Nintendo has now earned over $220m from Mario Kart Tour since it launched in September 2019, racking up over 204m downloads along the way. 

Appmagic data sourced by mobilegamer.biz suggests that over the last six months Nintendo has earned an average of $3.7m per month from 1.8m monthly Mario Kart Tour downloads. In the last 30 days, it’s averaging around $134k in daily revenue, and 69.5k downloads per day. Appmagic revenue data is based on developer earnings, and does not include platform fees.

The platform split is, as you’d expect, weighted toward iOS on revenue but Android has the bigger download number. App Store downloads stand at 97.6m versus 106.7m on Google Play, but Nintendo has earned $136m from iPhone and iPad players compared to $84.8m on Android devices.

Top revenue markets are the US ($85.7m) and Japan ($62.6m), with a significant gap to third market France ($14.2m), then Germany ($13.1m) and the UK ($8.5m). 

The market split on downloads sees the US top by some way (45.5m), with Mexico (19.5m) in second, then Brazil (18.6m), Japan (14.7m) and Germany (9.5m).

Mario Kart Tour’s downloads peaked on September 26 2019, when it was downloaded 14.7m times in 24 hours. In its first week on sale, it was downloaded 54m times, and after its first month it had racked up 81.8m downloads.

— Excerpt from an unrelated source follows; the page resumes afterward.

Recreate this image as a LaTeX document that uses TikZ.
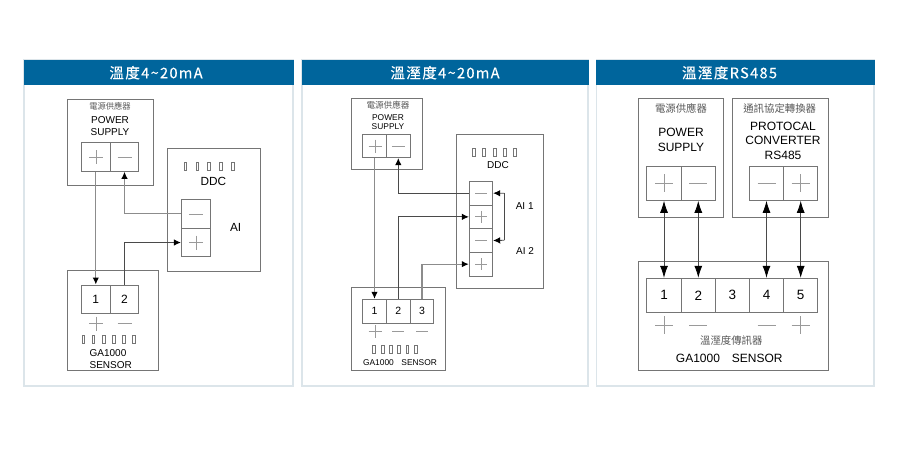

On the revenue side, Mario Kart Tour peaked in October 2019, when daily revenue hit $1.25m on October 9 2019. Nintendo’s earnings for the same month from the kart racer came in at $23.6m.

Nintendo recently restructured the in-game shop, removing the gacha-style pipe mechanic for a more straightforward system through which players can buy rubies to spend on vehicles, ticket packs, characters, karts and accessories.

The offers in the ‘Spotlight shop’ change daily, though players can spent a ticket to refresh the shop early. The changes went live on October 5, so it’s a little too early to tell how this has affected player spend.

Nintendo has been pulling back from mobile recently after releasing mobile versions of Mario Kart, Animal Crossing, Fire Emblem and platformer Super Mario Run. It has also collaborated with Pokémon Go maker Niantic on Pikmin Bloom.

Puzzler Dr. Mario World was released in July 2019, but was closed two years later, having earned Nintendo $11.2m from 12.85m downloads over its lifetime. Dragalia Lost, an RPG collaboration with Cygames, is also in the process of being closed after $122m revenue and 4.5m downloads. 

Nintendo has not announced or released any new mobile titles since the launch of Mario Kart Tour in September 2019. Pikmin Bloom was released in October 2021, but was developed and released by Niantic.